Transcribe each line of the material as it is, and drop any picture.
[Start Given material]
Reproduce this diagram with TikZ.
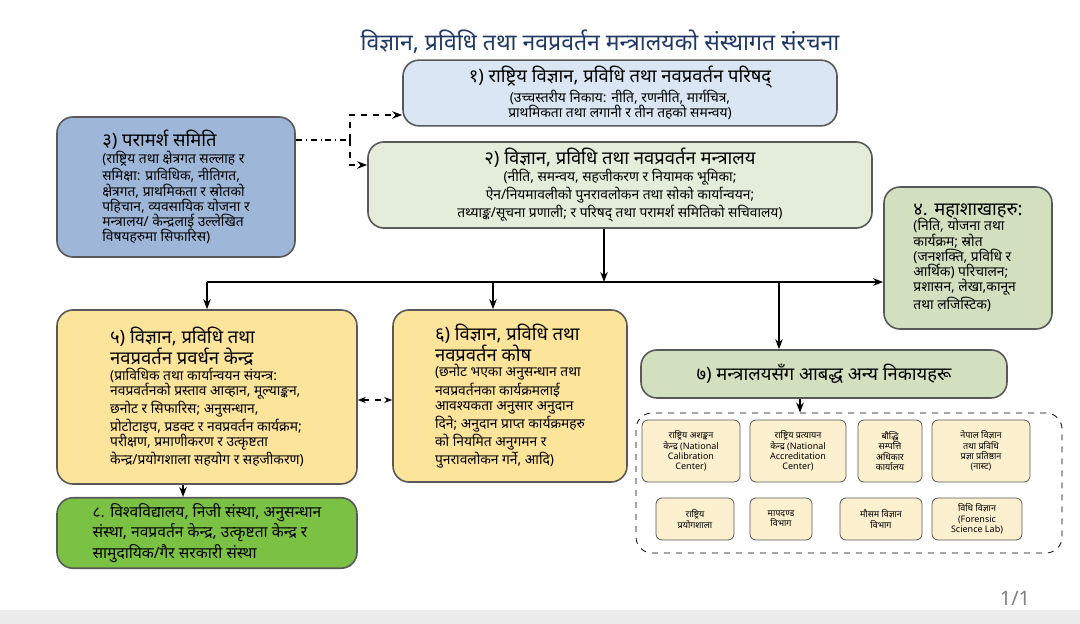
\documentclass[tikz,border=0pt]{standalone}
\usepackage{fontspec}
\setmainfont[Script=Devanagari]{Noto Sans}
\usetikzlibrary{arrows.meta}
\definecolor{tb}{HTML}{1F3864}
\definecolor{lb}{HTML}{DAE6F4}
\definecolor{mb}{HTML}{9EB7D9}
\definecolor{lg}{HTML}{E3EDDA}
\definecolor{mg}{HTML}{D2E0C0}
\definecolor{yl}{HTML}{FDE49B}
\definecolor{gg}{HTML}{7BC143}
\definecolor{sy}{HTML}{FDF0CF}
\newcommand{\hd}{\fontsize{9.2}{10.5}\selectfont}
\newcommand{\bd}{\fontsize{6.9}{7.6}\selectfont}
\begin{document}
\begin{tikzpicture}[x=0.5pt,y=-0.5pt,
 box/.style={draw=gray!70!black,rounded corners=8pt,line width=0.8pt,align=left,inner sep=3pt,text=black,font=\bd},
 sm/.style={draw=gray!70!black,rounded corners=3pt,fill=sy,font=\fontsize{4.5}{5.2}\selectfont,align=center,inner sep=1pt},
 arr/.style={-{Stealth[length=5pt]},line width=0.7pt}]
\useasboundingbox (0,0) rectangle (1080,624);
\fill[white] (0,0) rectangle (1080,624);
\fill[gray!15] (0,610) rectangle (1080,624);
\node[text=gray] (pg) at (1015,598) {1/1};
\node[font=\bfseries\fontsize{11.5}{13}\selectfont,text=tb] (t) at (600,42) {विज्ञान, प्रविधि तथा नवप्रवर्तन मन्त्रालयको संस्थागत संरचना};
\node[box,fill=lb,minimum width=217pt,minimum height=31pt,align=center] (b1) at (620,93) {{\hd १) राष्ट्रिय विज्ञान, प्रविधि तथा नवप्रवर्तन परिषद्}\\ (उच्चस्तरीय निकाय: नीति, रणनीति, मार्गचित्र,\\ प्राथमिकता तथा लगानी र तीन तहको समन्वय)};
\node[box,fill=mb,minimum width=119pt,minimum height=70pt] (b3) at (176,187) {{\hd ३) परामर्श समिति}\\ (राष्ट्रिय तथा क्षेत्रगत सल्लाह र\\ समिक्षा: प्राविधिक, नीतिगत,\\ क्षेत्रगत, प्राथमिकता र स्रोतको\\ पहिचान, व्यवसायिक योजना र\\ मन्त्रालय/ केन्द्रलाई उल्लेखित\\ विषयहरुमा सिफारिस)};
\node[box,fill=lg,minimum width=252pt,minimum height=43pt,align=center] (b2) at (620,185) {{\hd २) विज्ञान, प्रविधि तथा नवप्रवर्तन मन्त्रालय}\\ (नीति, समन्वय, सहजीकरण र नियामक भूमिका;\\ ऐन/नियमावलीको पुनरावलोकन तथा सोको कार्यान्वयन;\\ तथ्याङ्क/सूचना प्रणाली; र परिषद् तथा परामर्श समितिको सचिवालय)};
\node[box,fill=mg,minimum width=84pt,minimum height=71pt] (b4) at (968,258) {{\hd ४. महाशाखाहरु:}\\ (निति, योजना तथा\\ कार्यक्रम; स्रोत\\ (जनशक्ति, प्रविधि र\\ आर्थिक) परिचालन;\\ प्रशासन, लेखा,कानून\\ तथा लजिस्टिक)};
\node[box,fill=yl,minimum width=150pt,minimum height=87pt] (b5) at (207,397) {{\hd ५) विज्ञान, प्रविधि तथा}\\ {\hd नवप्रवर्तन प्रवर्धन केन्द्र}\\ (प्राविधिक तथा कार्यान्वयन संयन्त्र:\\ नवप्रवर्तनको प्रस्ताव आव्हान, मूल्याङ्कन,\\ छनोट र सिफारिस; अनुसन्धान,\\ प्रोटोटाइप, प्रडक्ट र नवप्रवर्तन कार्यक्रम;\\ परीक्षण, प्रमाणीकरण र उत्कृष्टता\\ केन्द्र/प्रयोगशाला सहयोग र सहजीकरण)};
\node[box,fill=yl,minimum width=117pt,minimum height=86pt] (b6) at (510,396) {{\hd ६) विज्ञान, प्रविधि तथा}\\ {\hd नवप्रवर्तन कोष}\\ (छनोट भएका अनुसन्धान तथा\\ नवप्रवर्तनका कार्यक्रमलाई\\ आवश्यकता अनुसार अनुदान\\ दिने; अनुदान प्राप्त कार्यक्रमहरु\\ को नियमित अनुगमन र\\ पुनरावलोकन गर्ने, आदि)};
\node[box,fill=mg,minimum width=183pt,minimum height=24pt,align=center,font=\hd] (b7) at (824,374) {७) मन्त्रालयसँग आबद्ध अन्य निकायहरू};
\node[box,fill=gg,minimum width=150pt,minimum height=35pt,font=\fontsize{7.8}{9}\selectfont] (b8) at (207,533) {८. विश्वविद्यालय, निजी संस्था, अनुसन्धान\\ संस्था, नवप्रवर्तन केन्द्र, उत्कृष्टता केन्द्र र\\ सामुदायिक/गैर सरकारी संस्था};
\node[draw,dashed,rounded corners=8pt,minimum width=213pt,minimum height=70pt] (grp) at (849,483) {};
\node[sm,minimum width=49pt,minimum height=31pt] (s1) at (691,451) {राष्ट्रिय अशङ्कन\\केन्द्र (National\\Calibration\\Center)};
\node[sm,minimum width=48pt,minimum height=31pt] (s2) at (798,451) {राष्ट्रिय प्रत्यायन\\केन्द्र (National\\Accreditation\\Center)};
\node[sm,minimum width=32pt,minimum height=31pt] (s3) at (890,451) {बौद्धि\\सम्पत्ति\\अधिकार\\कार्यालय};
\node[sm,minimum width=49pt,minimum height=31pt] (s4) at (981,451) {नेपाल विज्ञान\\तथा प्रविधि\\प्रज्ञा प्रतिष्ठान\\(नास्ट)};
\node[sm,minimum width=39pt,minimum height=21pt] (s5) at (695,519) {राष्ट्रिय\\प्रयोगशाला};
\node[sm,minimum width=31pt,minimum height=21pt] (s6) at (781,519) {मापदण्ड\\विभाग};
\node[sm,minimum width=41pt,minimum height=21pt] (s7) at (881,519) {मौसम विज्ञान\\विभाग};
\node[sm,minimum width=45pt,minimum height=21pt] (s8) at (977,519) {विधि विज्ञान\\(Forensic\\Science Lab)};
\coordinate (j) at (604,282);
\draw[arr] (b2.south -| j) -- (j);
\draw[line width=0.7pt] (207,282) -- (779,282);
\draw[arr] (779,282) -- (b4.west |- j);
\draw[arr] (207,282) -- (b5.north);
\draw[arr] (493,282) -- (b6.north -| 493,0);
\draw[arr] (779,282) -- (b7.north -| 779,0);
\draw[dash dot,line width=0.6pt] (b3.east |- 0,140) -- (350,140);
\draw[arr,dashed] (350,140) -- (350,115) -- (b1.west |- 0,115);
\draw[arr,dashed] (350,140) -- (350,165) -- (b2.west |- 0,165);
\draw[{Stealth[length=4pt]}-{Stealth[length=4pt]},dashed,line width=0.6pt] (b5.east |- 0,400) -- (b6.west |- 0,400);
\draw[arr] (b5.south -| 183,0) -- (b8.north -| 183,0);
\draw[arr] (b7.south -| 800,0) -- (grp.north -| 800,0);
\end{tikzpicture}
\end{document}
[End Given material]
**Output:**
Reproduce this diagram with TikZ.
\documentclass[tikz,border=0pt]{standalone}
\usepackage{fontspec}
\setmainfont[Script=Devanagari]{Noto Sans}
\usetikzlibrary{arrows.meta}
\definecolor{tb}{HTML}{1F3864}
\definecolor{lb}{HTML}{DAE6F4}
\definecolor{mb}{HTML}{9EB7D9}
\definecolor{lg}{HTML}{E3EDDA}
\definecolor{mg}{HTML}{D2E0C0}
\definecolor{yl}{HTML}{FDE49B}
\definecolor{gg}{HTML}{7BC143}
\definecolor{sy}{HTML}{FDF0CF}
\newcommand{\hd}{\fontsize{9.2}{10.5}\selectfont}
\newcommand{\bd}{\fontsize{6.9}{7.6}\selectfont}
\begin{document}
\begin{tikzpicture}[x=0.5pt,y=-0.5pt,
 box/.style={draw=gray!70!black,rounded corners=8pt,line width=0.8pt,align=left,inner sep=3pt,text=black,font=\bd},
 sm/.style={draw=gray!70!black,rounded corners=3pt,fill=sy,font=\fontsize{4.5}{5.2}\selectfont,align=center,inner sep=1pt},
 arr/.style={-{Stealth[length=5pt]},line width=0.7pt}]
\useasboundingbox (0,0) rectangle (1080,624);
\fill[white] (0,0) rectangle (1080,624);
\fill[gray!15] (0,610) rectangle (1080,624);
\node[text=gray] (pg) at (1015,598) {1/1};
\node[font=\bfseries\fontsize{11.5}{13}\selectfont,text=tb] (t) at (600,42) {विज्ञान, प्रविधि तथा नवप्रवर्तन मन्त्रालयको संस्थागत संरचना};
\node[box,fill=lb,minimum width=217pt,minimum height=31pt,align=center] (b1) at (620,93) {{\hd १) राष्ट्रिय विज्ञान, प्रविधि तथा नवप्रवर्तन परिषद्}\\ (उच्चस्तरीय निकाय: नीति, रणनीति, मार्गचित्र,\\ प्राथमिकता तथा लगानी र तीन तहको समन्वय)};
\node[box,fill=mb,minimum width=119pt,minimum height=70pt] (b3) at (176,187) {{\hd ३) परामर्श समिति}\\ (राष्ट्रिय तथा क्षेत्रगत सल्लाह र\\ समिक्षा: प्राविधिक, नीतिगत,\\ क्षेत्रगत, प्राथमिकता र स्रोतको\\ पहिचान, व्यवसायिक योजना र\\ मन्त्रालय/ केन्द्रलाई उल्लेखित\\ विषयहरुमा सिफारिस)};
\node[box,fill=lg,minimum width=252pt,minimum height=43pt,align=center] (b2) at (620,185) {{\hd २) विज्ञान, प्रविधि तथा नवप्रवर्तन मन्त्रालय}\\ (नीति, समन्वय, सहजीकरण र नियामक भूमिका;\\ ऐन/नियमावलीको पुनरावलोकन तथा सोको कार्यान्वयन;\\ तथ्याङ्क/सूचना प्रणाली; र परिषद् तथा परामर्श समितिको सचिवालय)};
\node[box,fill=mg,minimum width=84pt,minimum height=71pt] (b4) at (968,258) {{\hd ४. महाशाखाहरु:}\\ (निति, योजना तथा\\ कार्यक्रम; स्रोत\\ (जनशक्ति, प्रविधि र\\ आर्थिक) परिचालन;\\ प्रशासन, लेखा,कानून\\ तथा लजिस्टिक)};
\node[box,fill=yl,minimum width=150pt,minimum height=87pt] (b5) at (207,397) {{\hd ५) विज्ञान, प्रविधि तथा}\\ {\hd नवप्रवर्तन प्रवर्धन केन्द्र}\\ (प्राविधिक तथा कार्यान्वयन संयन्त्र:\\ नवप्रवर्तनको प्रस्ताव आव्हान, मूल्याङ्कन,\\ छनोट र सिफारिस; अनुसन्धान,\\ प्रोटोटाइप, प्रडक्ट र नवप्रवर्तन कार्यक्रम;\\ परीक्षण, प्रमाणीकरण र उत्कृष्टता\\ केन्द्र/प्रयोगशाला सहयोग र सहजीकरण)};
\node[box,fill=yl,minimum width=117pt,minimum height=86pt] (b6) at (510,396) {{\hd ६) विज्ञान, प्रविधि तथा}\\ {\hd नवप्रवर्तन कोष}\\ (छनोट भएका अनुसन्धान तथा\\ नवप्रवर्तनका कार्यक्रमलाई\\ आवश्यकता अनुसार अनुदान\\ दिने; अनुदान प्राप्त कार्यक्रमहरु\\ को नियमित अनुगमन र\\ पुनरावलोकन गर्ने, आदि)};
\node[box,fill=mg,minimum width=183pt,minimum height=24pt,align=center,font=\hd] (b7) at (824,374) {७) मन्त्रालयसँग आबद्ध अन्य निकायहरू};
\node[box,fill=gg,minimum width=150pt,minimum height=35pt,font=\fontsize{7.8}{9}\selectfont] (b8) at (207,533) {८. विश्वविद्यालय, निजी संस्था, अनुसन्धान\\ संस्था, नवप्रवर्तन केन्द्र, उत्कृष्टता केन्द्र र\\ सामुदायिक/गैर सरकारी संस्था};
\node[draw,dashed,rounded corners=8pt,minimum width=213pt,minimum height=70pt] (grp) at (849,483) {};
\node[sm,minimum width=49pt,minimum height=31pt] (s1) at (691,451) {राष्ट्रिय अशङ्कन\\केन्द्र (National\\Calibration\\Center)};
\node[sm,minimum width=48pt,minimum height=31pt] (s2) at (798,451) {राष्ट्रिय प्रत्यायन\\केन्द्र (National\\Accreditation\\Center)};
\node[sm,minimum width=32pt,minimum height=31pt] (s3) at (890,451) {बौद्धि\\सम्पत्ति\\अधिकार\\कार्यालय};
\node[sm,minimum width=49pt,minimum height=31pt] (s4) at (981,451) {नेपाल विज्ञान\\तथा प्रविधि\\प्रज्ञा प्रतिष्ठान\\(नास्ट)};
\node[sm,minimum width=39pt,minimum height=21pt] (s5) at (695,519) {राष्ट्रिय\\प्रयोगशाला};
\node[sm,minimum width=31pt,minimum height=21pt] (s6) at (781,519) {मापदण्ड\\विभाग};
\node[sm,minimum width=41pt,minimum height=21pt] (s7) at (881,519) {मौसम विज्ञान\\विभाग};
\node[sm,minimum width=45pt,minimum height=21pt] (s8) at (977,519) {विधि विज्ञान\\(Forensic\\Science Lab)};
\coordinate (j) at (604,282);
\draw[arr] (b2.south -| j) -- (j);
\draw[line width=0.7pt] (207,282) -- (779,282);
\draw[arr] (779,282) -- (b4.west |- j);
\draw[arr] (207,282) -- (b5.north);
\draw[arr] (493,282) -- (b6.north -| 493,0);
\draw[arr] (779,282) -- (b7.north -| 779,0);
\draw[dash dot,line width=0.6pt] (b3.east |- 0,140) -- (350,140);
\draw[arr,dashed] (350,140) -- (350,115) -- (b1.west |- 0,115);
\draw[arr,dashed] (350,140) -- (350,165) -- (b2.west |- 0,165);
\draw[{Stealth[length=4pt]}-{Stealth[length=4pt]},dashed,line width=0.6pt] (b5.east |- 0,400) -- (b6.west |- 0,400);
\draw[arr] (b5.south -| 183,0) -- (b8.north -| 183,0);
\draw[arr] (b7.south -| 800,0) -- (grp.north -| 800,0);
\end{tikzpicture}
\end{document}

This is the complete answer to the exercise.